Tout cela paraît très sophistiqué mais en diplomatie internationale et dans le petit monde des services secrets et militaires, il ne faut s’étonner de rien. Tout y est possible. Lisez l’ouvrage « The Quiet American » de Graham Green ou regardez- en la version cinématographique où Michael Caine tient le premier rôle. 

Avec cette intervention de Moscou, non seulement le gouvernement syrien peut dormir plus tranquille mais surtout les 17 à 18 millions de citoyens qui vivent sur le territoire contrôlé par le gouvernement peuvent continuer à vivre plus normalement et espérer que l’agression contre leur pays prendra fin aussi rapidement que possible. Voilà l’enjeu correct, la véritable protection des Syriens avides de paix. Et pas d’une solution à la libyenne. 

L’idée seule de transformer la Syrie en une sorte d’Etat salafiste est trop atroce à imaginer. Dans la région, pas mal de massacres de populations ont déjà été perpétrés au vingtième siècle, mais ceci serait bien pire. Outre l’élimination de millions de personnes, cela signifierait l’anéantissement du berceau de notre civilisation. Voilà pourtant ce que nos politiciens occidentaux avaient en vue. Attendons de voir si c’est toujours le cas. 

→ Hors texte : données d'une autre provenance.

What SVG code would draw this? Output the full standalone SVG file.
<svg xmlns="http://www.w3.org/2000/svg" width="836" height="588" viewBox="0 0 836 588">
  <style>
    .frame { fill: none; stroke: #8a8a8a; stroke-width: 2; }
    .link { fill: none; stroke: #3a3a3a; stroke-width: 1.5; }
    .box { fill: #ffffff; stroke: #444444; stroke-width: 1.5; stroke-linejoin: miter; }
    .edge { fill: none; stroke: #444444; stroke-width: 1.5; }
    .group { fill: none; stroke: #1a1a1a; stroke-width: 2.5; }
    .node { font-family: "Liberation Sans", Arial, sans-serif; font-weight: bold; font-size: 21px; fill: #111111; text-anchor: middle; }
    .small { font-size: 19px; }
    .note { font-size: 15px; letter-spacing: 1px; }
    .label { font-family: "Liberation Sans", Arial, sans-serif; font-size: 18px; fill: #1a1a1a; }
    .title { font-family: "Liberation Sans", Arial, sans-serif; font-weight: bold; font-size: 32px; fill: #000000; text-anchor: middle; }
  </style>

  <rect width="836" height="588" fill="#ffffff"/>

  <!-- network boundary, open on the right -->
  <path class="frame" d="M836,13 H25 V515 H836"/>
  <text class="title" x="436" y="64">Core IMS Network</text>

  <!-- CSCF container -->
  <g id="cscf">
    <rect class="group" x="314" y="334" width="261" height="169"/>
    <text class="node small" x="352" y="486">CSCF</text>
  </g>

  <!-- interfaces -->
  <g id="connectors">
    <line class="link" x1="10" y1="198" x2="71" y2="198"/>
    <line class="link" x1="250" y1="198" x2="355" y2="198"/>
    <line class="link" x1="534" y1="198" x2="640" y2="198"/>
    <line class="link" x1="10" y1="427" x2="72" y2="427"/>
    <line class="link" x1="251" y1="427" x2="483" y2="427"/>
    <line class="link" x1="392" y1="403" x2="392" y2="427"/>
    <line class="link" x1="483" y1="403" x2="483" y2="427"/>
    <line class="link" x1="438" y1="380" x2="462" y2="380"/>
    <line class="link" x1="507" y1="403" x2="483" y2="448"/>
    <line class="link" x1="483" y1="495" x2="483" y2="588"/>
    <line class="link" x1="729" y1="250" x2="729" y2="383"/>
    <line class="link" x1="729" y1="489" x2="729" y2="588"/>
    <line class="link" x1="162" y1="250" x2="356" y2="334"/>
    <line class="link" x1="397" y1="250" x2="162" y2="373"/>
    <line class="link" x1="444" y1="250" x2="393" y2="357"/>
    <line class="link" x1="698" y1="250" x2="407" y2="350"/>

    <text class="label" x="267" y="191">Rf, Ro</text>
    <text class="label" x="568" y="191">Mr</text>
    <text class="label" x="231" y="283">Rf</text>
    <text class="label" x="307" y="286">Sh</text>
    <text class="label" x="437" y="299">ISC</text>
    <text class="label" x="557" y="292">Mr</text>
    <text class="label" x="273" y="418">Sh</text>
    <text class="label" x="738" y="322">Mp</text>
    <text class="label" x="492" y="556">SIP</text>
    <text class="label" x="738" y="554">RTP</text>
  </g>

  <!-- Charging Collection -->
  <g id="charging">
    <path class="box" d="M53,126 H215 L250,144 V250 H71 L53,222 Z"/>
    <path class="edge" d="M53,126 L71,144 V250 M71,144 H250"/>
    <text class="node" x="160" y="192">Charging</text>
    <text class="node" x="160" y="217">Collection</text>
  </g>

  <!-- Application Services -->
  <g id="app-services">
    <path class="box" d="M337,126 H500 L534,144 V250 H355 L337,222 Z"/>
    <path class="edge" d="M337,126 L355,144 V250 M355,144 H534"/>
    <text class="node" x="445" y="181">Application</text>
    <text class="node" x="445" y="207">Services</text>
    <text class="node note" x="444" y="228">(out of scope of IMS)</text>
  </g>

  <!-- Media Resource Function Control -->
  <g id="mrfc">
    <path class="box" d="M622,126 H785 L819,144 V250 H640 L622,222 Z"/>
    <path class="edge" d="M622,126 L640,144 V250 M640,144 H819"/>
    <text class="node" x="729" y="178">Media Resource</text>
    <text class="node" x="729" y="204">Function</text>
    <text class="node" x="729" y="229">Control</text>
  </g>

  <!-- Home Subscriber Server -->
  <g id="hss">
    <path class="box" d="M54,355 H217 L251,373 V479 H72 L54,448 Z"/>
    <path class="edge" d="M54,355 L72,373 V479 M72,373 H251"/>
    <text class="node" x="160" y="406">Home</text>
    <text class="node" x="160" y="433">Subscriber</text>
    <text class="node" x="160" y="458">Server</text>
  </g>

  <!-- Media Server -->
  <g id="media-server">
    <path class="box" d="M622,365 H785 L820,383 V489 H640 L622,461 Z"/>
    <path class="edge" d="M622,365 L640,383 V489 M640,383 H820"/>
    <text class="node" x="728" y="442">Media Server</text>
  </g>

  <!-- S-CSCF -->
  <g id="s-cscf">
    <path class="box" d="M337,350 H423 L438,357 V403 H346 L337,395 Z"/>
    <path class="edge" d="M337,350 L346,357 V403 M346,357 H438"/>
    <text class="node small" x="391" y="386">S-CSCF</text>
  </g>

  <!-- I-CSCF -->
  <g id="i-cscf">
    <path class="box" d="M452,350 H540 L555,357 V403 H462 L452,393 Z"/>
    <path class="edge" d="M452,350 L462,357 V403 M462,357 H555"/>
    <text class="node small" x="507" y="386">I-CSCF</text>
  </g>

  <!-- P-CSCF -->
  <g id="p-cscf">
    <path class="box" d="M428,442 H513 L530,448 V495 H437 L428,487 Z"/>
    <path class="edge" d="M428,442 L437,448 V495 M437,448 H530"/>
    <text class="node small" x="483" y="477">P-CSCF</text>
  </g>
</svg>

Le palais des Ommayyades à Damas, un des plus remarquables monuments de l’histoire de l’Islam et accessoirement de la chrétienté dont la destruction éventuelle par les salafistes ne présente aucun problème pour notre ministre des affaires étrangères Didier Reynders, compte tenu du soutien qu’il accorde à ces bandes de voyous. 

Willy Van Damme 

Note : 1) Voir sur le blog : « Syrie et le droit de légitime défense » par Chris De Cock du 15 septembre 2015.